For the implementation of the solution there has been some great improvement. Starting out with r80.20sp there was limitationon max vlans pr bond - and also a lot of manual work when creating 50-60 interfaces, as it could not be scriptes. As of now, with the 307 or 309 (I cant remember) we are at least able to just create the interfaces on the sec.group itself - and then this gets auto populated to the orchs. That was a nice fix/feature.
Placing the Maestro solution into a legacy / old network - where you have 10-15-20 years of history with fix's and patches, special nat, and maybe a bit messy network design - is a hard task. We got into major issues with the use of the MAGG interface and the rules/design concerning this, just as an example. Check Point do want the MAGG interface to pretty much be directly attached to at least the SMS, but it do not support routing/nat så if you have anything else there - lets say a radius server og a vmware box - this stuff will get issues with its production traffic.

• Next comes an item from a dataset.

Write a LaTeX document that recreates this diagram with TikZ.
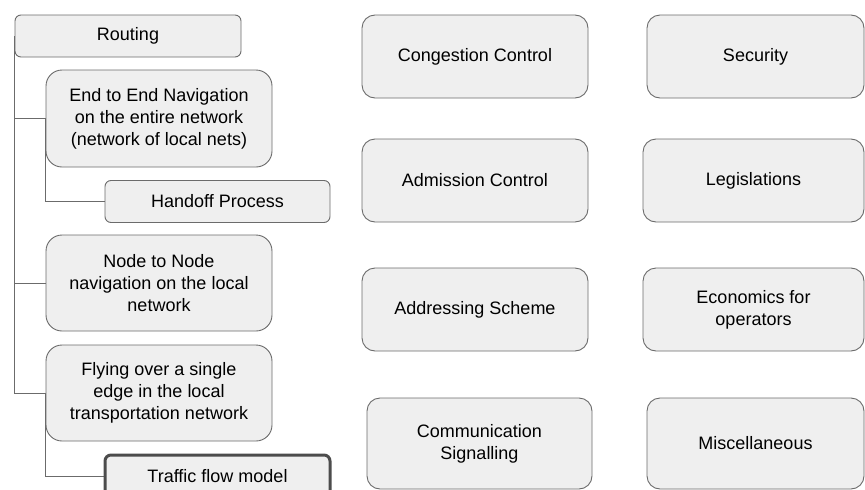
\documentclass[tikz,border=0pt]{standalone}
\usepackage{fontspec}
\setmainfont{Liberation Sans}
\usepackage{tikz}
\usetikzlibrary{positioning,backgrounds}
\definecolor{boxfill}{HTML}{EFEFEF}
\definecolor{boxline}{HTML}{6B6B6B}
\tikzset{
  topic/.style={draw=boxline,fill=boxfill,line width=0.9pt,rounded corners=13pt,
    align=center,inner sep=0pt,font=\fontsize{18}{22}\selectfont,
    minimum width=226pt,minimum height=83pt},
  flat/.style={topic,rounded corners=6pt,minimum height=42pt},
  hot/.style={flat,line width=3pt,draw=black!70},
  link/.style={draw=boxline,line width=0.9pt}
}
\begin{document}
\begin{tikzpicture}[x=1pt,y=-1pt]
                \useasboundingbox (0,0) rectangle (865,490);
                % routing tree
                \node[flat] (routing) at (128,36) {Routing};
                \node[topic,minimum height=97pt,rounded corners=16pt] (e2e) at (159,118.5) {End to End Navigation\\on the entire network\\(network of local nets)};
                \node[flat,minimum width=225pt] (handoff) at (217.5,201.5) {Handoff Process};
                \node[topic,minimum height=96pt,rounded corners=16pt] (n2n) at (159,283) {Node to Node\\navigation on the local\\network};
                \node[topic,minimum height=96pt,rounded corners=16pt] (flying) at (159,393) {Flying over a single\\edge in the local\\transportation network};
                \node[hot,minimum width=225pt] (traffic) at (217.5,476) {Traffic flow model};
                \begin{scope}[on background layer]
                \path[link] (routing.west) |- (e2e.west)
                            (routing.west) |- (n2n.west)
                            (routing.west) |- (flying.west)
                            (e2e.west) |- (handoff.west)
                            (flying.west) |- (traffic.west);
                \end{scope}
                % other topics
                \node[topic] (congestion) at (475,56.5) {Congestion Control};
                \node[topic] (admission) at (475,180.5) {Admission Control};
                \node[topic] (addressing) at (475,309.5) {Addressing Scheme};
                \node[topic,minimum width=225pt,minimum height=91pt] (signalling) at (479.5,443.5) {Communication\\Signalling};
                \node[topic,minimum width=217pt] (security) at (755.5,56.5) {Security};
                \node[topic,minimum width=221pt] (legislation) at (753.5,180.5) {Legislations};
                \node[topic,minimum width=221pt] (economics) at (753.5,309.5) {Economics for\\operators};
                \node[topic,minimum width=217pt,minimum height=91pt] (misc) at (755.5,443.5) {Miscellaneous};
            \end{tikzpicture}
\end{document}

Just to say - that I think planning/design is a big part of Maestro solution - I see to many customers just thinking to do a copy/paste of the old setup - and this will bring them in to issues for sure. Migrating from an old CheckPoint setup to Maestro should probably trigger at least a network design review, and in many cases a redesign.
Putting up the Maestro as a new solution in paralell to the "old", and then move stuff over in batches seems to be the best. But this is time consuming and also have a high cost, since you need to have two systems running and operated at the same time.